蘇る竜王伝説



 『レジェンズ』と『陰陽大戦記』、この二つの作品には、多くの共通点を見出すことができる。


 まず、この両作品とも、おもちゃ会社とのタイアップによって作られたアニメ作品である。主人公は、商品となっている玩具によって、敵と闘う(この点で、『レジェンズ』は、主人公の使う道具が玩具であるというメタレベルを、作品内に組み入れていて興味深い。つまり、主人公の使う道具は、おもちゃ会社に勤める父によって作られた玩具なのである。そして、その玩具を製造している会社が、主人公の敵、悪のおもちゃ会社「ダークウィズカンパニー」なのである)。第二に、道具を用いて闘う人物と、その道具によって操られる精霊との関係が密接であること。お互いの関係は、主人と使用人との関係ではなく、親密なパートナー同士の関係である。そして、第三に、そこでパートナーになっているのが、アニミズム的な精霊という点である。


 第三の点をもっと注意深く見ていくことにしよう。『レジェンズ』に出てくる精霊は、土水火風という自然の四つの元素に、それぞれ分類されている。つまるところ、「レジェンズ」と呼ばれる精霊たちは、自然の象徴なわけである(『陰陽大戦記』も同様に、四つの元素を表わす四神、青竜・白虎・朱雀・玄武が出てくる)。

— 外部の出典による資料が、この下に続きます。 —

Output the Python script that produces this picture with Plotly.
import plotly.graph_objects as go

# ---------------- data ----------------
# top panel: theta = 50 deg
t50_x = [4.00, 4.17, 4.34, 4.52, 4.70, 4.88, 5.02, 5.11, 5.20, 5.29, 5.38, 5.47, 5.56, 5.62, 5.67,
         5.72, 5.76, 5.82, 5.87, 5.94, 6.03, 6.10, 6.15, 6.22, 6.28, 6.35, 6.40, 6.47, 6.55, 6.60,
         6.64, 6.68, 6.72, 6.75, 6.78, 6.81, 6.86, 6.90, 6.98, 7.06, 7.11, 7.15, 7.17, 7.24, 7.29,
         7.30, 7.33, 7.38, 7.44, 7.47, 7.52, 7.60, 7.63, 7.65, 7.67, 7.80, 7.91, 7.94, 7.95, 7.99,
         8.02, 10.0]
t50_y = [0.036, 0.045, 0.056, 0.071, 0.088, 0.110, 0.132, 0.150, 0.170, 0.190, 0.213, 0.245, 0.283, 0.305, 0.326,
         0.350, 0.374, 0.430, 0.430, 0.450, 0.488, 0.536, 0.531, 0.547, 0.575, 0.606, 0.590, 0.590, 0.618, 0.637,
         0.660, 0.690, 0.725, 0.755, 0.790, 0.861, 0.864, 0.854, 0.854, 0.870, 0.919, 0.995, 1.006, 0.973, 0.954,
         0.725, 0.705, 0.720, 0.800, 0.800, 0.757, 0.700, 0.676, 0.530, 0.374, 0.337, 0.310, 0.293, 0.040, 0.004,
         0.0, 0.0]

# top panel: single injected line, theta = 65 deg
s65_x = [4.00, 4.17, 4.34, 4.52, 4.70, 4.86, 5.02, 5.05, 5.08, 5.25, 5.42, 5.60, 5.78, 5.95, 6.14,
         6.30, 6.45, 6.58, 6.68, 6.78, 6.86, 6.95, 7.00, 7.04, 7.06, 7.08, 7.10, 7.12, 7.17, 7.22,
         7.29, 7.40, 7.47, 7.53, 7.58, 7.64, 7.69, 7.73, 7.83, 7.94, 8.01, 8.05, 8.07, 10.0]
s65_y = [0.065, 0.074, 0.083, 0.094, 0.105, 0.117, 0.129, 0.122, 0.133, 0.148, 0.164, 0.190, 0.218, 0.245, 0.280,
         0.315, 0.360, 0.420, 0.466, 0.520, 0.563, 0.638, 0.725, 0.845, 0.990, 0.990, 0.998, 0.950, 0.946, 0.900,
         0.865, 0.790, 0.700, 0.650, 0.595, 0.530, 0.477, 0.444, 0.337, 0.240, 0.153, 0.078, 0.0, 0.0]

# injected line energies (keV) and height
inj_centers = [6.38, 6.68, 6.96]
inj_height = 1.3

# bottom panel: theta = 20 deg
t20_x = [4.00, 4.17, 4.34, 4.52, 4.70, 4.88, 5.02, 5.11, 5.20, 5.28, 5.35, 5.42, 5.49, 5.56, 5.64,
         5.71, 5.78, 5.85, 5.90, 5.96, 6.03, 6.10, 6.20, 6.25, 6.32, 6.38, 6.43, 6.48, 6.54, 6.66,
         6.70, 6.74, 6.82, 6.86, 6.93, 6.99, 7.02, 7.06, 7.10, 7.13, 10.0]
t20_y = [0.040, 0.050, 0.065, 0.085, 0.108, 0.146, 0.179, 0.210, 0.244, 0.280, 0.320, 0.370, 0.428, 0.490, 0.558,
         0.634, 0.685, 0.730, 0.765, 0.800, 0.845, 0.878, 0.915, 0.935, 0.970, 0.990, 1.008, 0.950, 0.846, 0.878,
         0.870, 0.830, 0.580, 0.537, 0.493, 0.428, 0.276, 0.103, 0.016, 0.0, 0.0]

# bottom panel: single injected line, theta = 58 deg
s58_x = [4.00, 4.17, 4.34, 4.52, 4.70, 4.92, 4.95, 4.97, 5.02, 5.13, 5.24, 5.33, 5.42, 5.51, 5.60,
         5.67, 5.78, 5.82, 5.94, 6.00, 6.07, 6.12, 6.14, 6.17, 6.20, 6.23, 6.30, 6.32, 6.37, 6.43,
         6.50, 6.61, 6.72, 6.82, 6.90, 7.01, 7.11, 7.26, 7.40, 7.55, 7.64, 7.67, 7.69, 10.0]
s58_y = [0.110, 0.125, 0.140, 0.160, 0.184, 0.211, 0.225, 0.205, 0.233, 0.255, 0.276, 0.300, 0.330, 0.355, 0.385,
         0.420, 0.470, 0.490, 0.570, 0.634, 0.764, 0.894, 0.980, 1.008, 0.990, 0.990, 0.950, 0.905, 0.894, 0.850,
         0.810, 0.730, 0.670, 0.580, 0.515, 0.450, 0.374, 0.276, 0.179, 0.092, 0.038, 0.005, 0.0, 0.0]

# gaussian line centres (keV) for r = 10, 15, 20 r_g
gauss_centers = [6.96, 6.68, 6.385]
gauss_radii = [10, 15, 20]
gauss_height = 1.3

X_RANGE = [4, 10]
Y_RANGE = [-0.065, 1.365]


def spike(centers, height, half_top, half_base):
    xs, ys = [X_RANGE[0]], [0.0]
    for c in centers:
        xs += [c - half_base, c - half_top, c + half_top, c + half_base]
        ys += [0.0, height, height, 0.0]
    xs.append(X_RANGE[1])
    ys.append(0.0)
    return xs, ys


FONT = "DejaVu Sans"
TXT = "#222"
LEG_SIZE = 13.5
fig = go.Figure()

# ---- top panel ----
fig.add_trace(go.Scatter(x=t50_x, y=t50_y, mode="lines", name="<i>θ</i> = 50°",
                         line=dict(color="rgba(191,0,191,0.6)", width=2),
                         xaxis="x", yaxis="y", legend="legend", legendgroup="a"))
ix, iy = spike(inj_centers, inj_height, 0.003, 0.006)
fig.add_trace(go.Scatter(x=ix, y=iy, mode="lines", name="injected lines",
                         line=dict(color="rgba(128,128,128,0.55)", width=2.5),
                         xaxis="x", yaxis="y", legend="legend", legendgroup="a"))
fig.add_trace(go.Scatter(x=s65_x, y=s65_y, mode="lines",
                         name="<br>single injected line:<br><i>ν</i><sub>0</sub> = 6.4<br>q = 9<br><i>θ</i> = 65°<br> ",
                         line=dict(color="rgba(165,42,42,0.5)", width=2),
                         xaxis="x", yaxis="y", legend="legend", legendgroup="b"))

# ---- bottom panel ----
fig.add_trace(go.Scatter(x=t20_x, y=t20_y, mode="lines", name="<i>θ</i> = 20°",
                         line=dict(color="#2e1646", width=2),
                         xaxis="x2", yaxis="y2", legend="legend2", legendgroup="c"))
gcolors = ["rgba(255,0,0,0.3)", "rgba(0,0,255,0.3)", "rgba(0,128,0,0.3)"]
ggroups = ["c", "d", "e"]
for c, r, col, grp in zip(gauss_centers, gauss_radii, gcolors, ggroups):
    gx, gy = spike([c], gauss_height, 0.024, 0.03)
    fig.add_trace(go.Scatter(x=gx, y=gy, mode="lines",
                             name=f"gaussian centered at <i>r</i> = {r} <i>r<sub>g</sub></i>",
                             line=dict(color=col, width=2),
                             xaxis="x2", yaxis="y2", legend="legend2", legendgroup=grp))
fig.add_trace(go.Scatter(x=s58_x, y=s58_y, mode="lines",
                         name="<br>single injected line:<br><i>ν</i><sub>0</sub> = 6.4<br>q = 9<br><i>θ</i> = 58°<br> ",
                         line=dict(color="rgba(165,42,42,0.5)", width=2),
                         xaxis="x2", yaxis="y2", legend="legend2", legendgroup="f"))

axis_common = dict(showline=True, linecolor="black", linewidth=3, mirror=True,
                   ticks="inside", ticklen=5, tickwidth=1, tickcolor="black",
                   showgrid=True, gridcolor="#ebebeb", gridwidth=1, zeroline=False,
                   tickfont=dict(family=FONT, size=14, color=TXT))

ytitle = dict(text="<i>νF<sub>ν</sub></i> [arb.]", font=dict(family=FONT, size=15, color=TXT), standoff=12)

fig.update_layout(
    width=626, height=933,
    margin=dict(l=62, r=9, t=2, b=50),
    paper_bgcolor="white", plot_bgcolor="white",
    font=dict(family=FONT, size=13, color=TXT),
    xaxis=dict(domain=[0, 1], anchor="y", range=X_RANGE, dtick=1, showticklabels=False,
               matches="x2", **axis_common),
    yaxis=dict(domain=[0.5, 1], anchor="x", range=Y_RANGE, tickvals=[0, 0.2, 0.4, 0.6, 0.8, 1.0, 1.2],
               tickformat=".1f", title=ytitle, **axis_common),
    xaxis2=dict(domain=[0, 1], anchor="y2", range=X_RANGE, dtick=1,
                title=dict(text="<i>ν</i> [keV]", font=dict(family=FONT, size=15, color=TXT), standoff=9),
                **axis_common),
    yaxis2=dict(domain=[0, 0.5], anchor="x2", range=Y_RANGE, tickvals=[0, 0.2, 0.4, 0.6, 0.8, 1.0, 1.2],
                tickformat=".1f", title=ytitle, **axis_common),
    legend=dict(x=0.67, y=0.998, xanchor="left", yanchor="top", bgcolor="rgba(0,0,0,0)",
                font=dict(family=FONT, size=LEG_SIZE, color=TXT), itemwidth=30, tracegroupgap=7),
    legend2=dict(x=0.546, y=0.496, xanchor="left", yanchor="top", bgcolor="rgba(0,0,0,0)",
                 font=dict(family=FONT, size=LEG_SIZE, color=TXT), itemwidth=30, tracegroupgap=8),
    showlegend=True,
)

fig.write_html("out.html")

 この点は、作品のストーリーとも密接に関わっている。この作品は、基本的に、自然と文明との争いを描いている。文明の黄昏時に現われるというジャバウォック。それは文明の存在そのものを象徴している。レジェンズたちの存在理由は、このジャバウォックと闘うことにある。ジャバウォックとレジェンズたちとの全面戦争が「レジェンズ・ウォー」と呼ばれる戦いであり、主人公たちは、何とかして、この全面戦争を回避しようと奔走するのである。

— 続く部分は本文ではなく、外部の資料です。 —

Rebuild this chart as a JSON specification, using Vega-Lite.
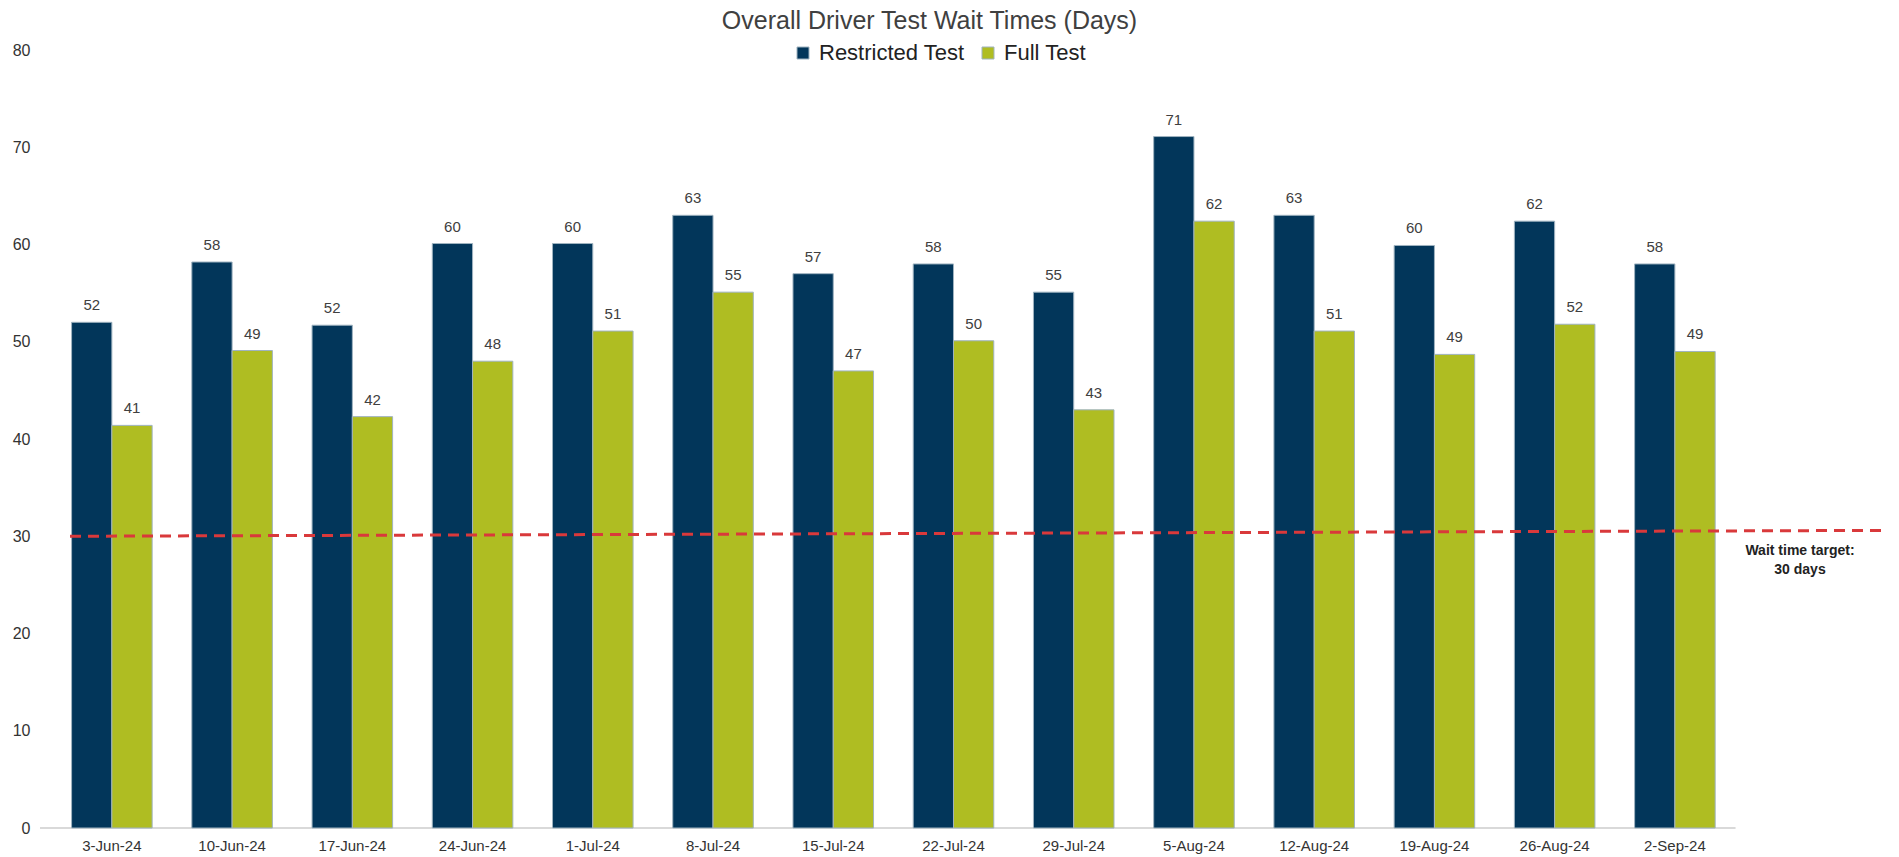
{
  "$schema": "https://vega.github.io/schema/vega-lite/v6.json",
  "autosize": "none",
  "width": 1841,
  "height": 778,
  "padding": {"left": 40, "top": 50, "right": 18, "bottom": 29},
  "background": "white",
  "config": {
    "view": {"stroke": null},
    "font": "Liberation Sans"
  },
  "title": {
    "text": "Overall Driver Test Wait Times (Days)",
    "fontSize": 25,
    "fontWeight": "normal",
    "color": "#404040",
    "anchor": "middle",
    "dx": -31,
    "offset": 8
  },
  "datasets": {
    "bars": [
      {"week": "3-Jun-24", "series": "Restricted Test", "days": 52.0},
      {"week": "3-Jun-24", "series": "Full Test", "days": 41.4},
      {"week": "10-Jun-24", "series": "Restricted Test", "days": 58.2},
      {"week": "10-Jun-24", "series": "Full Test", "days": 49.1},
      {"week": "17-Jun-24", "series": "Restricted Test", "days": 51.7},
      {"week": "17-Jun-24", "series": "Full Test", "days": 42.3},
      {"week": "24-Jun-24", "series": "Restricted Test", "days": 60.1},
      {"week": "24-Jun-24", "series": "Full Test", "days": 48.0},
      {"week": "1-Jul-24", "series": "Restricted Test", "days": 60.1},
      {"week": "1-Jul-24", "series": "Full Test", "days": 51.1},
      {"week": "8-Jul-24", "series": "Restricted Test", "days": 63.0},
      {"week": "8-Jul-24", "series": "Full Test", "days": 55.1},
      {"week": "15-Jul-24", "series": "Restricted Test", "days": 57.0},
      {"week": "15-Jul-24", "series": "Full Test", "days": 47.0},
      {"week": "22-Jul-24", "series": "Restricted Test", "days": 58.0},
      {"week": "22-Jul-24", "series": "Full Test", "days": 50.1},
      {"week": "29-Jul-24", "series": "Restricted Test", "days": 55.1},
      {"week": "29-Jul-24", "series": "Full Test", "days": 43.0},
      {"week": "5-Aug-24", "series": "Restricted Test", "days": 71.1},
      {"week": "5-Aug-24", "series": "Full Test", "days": 62.4},
      {"week": "12-Aug-24", "series": "Restricted Test", "days": 63.0},
      {"week": "12-Aug-24", "series": "Full Test", "days": 51.1},
      {"week": "19-Aug-24", "series": "Restricted Test", "days": 59.9},
      {"week": "19-Aug-24", "series": "Full Test", "days": 48.7},
      {"week": "26-Aug-24", "series": "Restricted Test", "days": 62.4},
      {"week": "26-Aug-24", "series": "Full Test", "days": 51.8},
      {"week": "2-Sep-24", "series": "Restricted Test", "days": 58.0},
      {"week": "2-Sep-24", "series": "Full Test", "days": 49.0}
    ],
    "target": [
      {"t": 0.0163, "v": 30.0},
      {"t": 1.0, "v": 30.6}
    ],
    "base": [
      {"t": 0, "t2": 0.921, "v": 0}
    ],
    "note": [
      {"t": 0.956, "v": 28.5, "label": ["Wait time target:", "30 days"]}
    ]
  },
  "layer": [
    {
      "data": {"name": "base"},
      "mark": {"type": "rule", "color": "#d9d9d9", "strokeWidth": 2},
      "encoding": {
        "x": {"field": "t", "type": "quantitative", "scale": {"domain": [0, 1]}, "axis": null},
        "x2": {"field": "t2"},
        "y": {
          "field": "v", "type": "quantitative", "title": null,
          "scale": {"domain": [0, 80]},
          "axis": {"values": [0, 10, 20, 30, 40, 50, 60, 70, 80], "grid": false, "domain": false, "ticks": false, "labelFontSize": 16, "labelColor": "#333333", "labelPadding": 10}
        }
      }
    },
    {
      "data": {"name": "bars"},
      "layer": [
        {
          "mark": {"type": "bar", "stroke": "#9fb3c0", "strokeWidth": 1},
          "encoding": {
            "x": {
              "field": "week", "type": "nominal", "sort": null, "title": null,
              "scale": {"paddingInner": 0.33, "paddingOuter": 0.821, "align": 0.16},
              "axis": {"labelAngle": 0, "labelFontSize": 15, "labelColor": "#333333", "domain": false, "ticks": false, "labelPadding": 10}
            },
            "xOffset": {"field": "series", "type": "nominal", "sort": ["Restricted Test", "Full Test"], "scale": {"paddingInner": 0, "paddingOuter": 0}},
            "y": {"field": "days", "type": "quantitative", "title": null},
            "color": {
              "field": "series", "type": "nominal", "sort": ["Restricted Test", "Full Test"],
              "scale": {"domain": ["Restricted Test", "Full Test"], "range": ["#02365a", "#afbd22"]},
              "legend": {
                "title": null, "orient": "none", "direction": "horizontal",
                "legendX": 752, "legendY": -8,
                "symbolType": "square", "symbolSize": 144, "symbolStrokeColor": "#9fb3c0", "symbolStrokeWidth": 1,
                "labelFontSize": 22, "labelColor": "#222222", "columnPadding": 12, "labelOffset": 5
              }
            }
          }
        },
        {
          "mark": {"type": "text", "dy": -9, "fontSize": 15, "color": "#404040", "baseline": "bottom"},
          "encoding": {
            "x": {"field": "week", "type": "nominal", "sort": null},
            "xOffset": {"field": "series", "type": "nominal", "sort": ["Restricted Test", "Full Test"]},
            "y": {"field": "days", "type": "quantitative"},
            "text": {"field": "days", "type": "quantitative", "format": ".0f"}
          }
        }
      ]
    },
    {
      "data": {"name": "target"},
      "mark": {"type": "line", "color": "#d9393b", "strokeWidth": 3, "strokeDash": [11, 7]},
      "encoding": {
        "x": {"field": "t", "type": "quantitative", "scale": {"domain": [0, 1]}, "axis": null},
        "y": {"field": "v", "type": "quantitative"}
      }
    },
    {
      "data": {"name": "note"},
      "mark": {"type": "text", "fontSize": 14, "fontWeight": "bold", "color": "#222222", "align": "center", "baseline": "middle", "lineHeight": 19},
      "encoding": {
        "x": {"field": "t", "type": "quantitative", "scale": {"domain": [0, 1]}, "axis": null},
        "y": {"field": "v", "type": "quantitative"},
        "text": {"field": "label"}
      }
    }
  ],
  "resolve": {"scale": {"x": "independent"}}
}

 つまるところ、『レジェンズ』という物語が描いているのは、文明と自然との間で板挟みになった人間の無力さである。文明は、人間が生み出したものではあるが、ジャバウォックという怪物の姿でそれが端的に描かれているように、人間自身によってはもはや制御することができなくなってしまった自律した怪物なのである。だが、他方において、人間は、自然から足を踏み外してしまった存在であり、もはや文明に依存することなしには、生きることはできない。このジレンマこそが、この作品の主題である。


 最終回までの流れを見る限り、このようなジレンマを徹底化する方向には、残念ながら、話が進まなかった。結局のところ、自然と文明との共存という形で、話が落ち着いてしまった。そこで最後に示されたのは、文明に寄り過ぎないという方向性、自然を顧みるという方向性である。

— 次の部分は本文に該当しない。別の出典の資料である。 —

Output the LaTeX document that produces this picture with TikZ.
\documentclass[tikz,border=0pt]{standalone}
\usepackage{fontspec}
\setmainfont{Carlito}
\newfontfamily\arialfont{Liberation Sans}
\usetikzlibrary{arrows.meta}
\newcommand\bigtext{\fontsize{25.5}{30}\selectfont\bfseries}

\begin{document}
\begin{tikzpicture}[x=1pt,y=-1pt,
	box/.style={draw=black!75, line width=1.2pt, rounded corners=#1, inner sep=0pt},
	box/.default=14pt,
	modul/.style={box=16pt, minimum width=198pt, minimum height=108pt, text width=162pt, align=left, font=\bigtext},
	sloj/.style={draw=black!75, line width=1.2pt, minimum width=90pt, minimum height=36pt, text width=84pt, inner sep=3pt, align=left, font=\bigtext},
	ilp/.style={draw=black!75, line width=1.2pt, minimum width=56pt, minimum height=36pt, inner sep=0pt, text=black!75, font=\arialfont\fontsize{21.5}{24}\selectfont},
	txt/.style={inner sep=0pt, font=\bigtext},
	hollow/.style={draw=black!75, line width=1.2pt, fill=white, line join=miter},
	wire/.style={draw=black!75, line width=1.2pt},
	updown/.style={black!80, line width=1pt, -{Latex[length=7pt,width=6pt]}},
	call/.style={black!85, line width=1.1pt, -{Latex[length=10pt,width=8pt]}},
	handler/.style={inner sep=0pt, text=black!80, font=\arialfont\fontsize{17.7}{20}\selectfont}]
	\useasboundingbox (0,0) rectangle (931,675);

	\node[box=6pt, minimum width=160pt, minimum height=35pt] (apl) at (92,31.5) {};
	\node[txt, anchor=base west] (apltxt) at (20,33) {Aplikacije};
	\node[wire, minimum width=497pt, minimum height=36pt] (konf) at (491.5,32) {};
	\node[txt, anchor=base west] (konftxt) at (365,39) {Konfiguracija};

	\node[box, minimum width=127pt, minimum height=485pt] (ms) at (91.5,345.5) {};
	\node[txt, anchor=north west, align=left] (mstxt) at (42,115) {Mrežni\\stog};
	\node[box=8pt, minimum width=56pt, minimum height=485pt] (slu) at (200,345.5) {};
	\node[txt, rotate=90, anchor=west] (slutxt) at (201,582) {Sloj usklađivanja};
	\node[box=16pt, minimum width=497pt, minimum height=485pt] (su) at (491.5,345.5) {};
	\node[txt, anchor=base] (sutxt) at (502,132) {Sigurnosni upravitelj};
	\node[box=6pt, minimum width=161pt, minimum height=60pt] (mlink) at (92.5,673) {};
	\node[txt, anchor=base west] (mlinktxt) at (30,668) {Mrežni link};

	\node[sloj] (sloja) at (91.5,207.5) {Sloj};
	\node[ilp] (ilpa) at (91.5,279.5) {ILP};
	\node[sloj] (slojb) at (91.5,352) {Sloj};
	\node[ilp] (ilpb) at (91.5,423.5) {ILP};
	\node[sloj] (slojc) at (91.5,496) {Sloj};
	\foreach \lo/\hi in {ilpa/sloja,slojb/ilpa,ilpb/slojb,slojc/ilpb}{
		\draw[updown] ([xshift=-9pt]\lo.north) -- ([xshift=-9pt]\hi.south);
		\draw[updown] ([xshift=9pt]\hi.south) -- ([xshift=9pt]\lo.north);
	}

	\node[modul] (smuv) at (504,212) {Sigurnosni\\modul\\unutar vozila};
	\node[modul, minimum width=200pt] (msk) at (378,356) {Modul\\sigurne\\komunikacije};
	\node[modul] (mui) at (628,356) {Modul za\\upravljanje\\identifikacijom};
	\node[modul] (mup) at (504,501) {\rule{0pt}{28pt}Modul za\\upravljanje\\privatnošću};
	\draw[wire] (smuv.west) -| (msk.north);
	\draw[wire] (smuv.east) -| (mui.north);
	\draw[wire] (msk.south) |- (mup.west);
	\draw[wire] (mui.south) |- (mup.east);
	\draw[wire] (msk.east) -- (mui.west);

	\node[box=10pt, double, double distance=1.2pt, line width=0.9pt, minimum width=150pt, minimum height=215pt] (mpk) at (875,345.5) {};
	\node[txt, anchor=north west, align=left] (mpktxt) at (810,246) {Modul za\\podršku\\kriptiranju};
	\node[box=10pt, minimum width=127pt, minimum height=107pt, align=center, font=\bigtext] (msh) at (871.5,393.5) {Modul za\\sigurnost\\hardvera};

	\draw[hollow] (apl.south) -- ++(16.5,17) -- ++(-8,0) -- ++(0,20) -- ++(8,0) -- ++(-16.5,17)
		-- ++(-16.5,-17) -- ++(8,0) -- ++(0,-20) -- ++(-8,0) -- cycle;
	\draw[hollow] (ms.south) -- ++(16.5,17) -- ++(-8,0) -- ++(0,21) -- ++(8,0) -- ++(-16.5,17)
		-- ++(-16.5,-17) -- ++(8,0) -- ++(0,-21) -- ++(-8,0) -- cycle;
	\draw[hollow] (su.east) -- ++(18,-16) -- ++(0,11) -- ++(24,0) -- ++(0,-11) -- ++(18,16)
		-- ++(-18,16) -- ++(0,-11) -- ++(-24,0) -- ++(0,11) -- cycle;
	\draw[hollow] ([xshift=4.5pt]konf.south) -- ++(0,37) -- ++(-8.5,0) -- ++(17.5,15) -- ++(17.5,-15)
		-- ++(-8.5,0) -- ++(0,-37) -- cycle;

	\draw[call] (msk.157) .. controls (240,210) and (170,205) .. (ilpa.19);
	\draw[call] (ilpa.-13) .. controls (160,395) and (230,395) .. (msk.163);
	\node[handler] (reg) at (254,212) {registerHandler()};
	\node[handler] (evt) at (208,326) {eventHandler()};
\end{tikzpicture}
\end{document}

 ところで、奇妙なことに、この最終回において、『レジェンズ』は、さらに『陰陽大戦記』に接近する。最終回になって、記憶の問題、忘却の問題が提起されるのである。『陰陽大戦記』では、闘神士のパートナーである式神が戦闘に敗れると、その闘神士は、自分の式神と過ごしてきた日々のことをすべて忘れてしまう。同様に、『レジェンズ』の最終回では、主人公たちが、自分のパートナーとの別れに際して、その記憶をすべて失ってしまうのである。この最後の付け足しは、いったい、何を意味しているのだろうか?


 この付け足しによって示唆されているもの、それは、まさに、自然の観念そのものである。レジェンズたちは、その姿が見えなくなり、人間たちの記憶から消え去ったとしても、常にそこにいるのである。たとえ、誰もその存在を認めなくても、それはそこにいる。これこそが、まさに、自然の観念そのものではないのか?


 最終回の最後の場面で、主人公のパートナーである(風の竜)シロンがネズミの姿になるのは、非常に示唆的である。それが象徴しているのは、忘れられた記憶の存在、文明の下意識としての自然そのものではないのか? 主人公もシロンも、お互いのことを忘れてしまった。最終回の最後の場面で、二人が再会することはない。しかし、二人は、過去に出会ったかも知れないし、将来出会うかも知れない。このような可能性の水準がまさに「伝説」の水準であり、そのような非時間的な次元を描いたという点で、この作品は、そのサブタイトル(「蘇る竜王伝説」)に相応しいものであった。


 『レジェンズ』も『陰陽大戦記』も、その背景に響いているのは、『ほしのこえ』のラストの台詞、「僕は、私は、そこにいるよ」である。あるいは、『千と千尋の神隠し』を思い出してもいいだろう。千尋は、異世界という別の場所に立つことによって、自分の世界に存在していた神々の姿をこの目で見るのである。このような反省は、われわれの孤独の感情から要請されてきたものだろう。世界と繋がりを持ちたいという思いがそこには見出されるのである。アニミズムの神が自分のパートナーになるというこの短絡。そこから窺い知れるのは孤独な人間の姿だけである。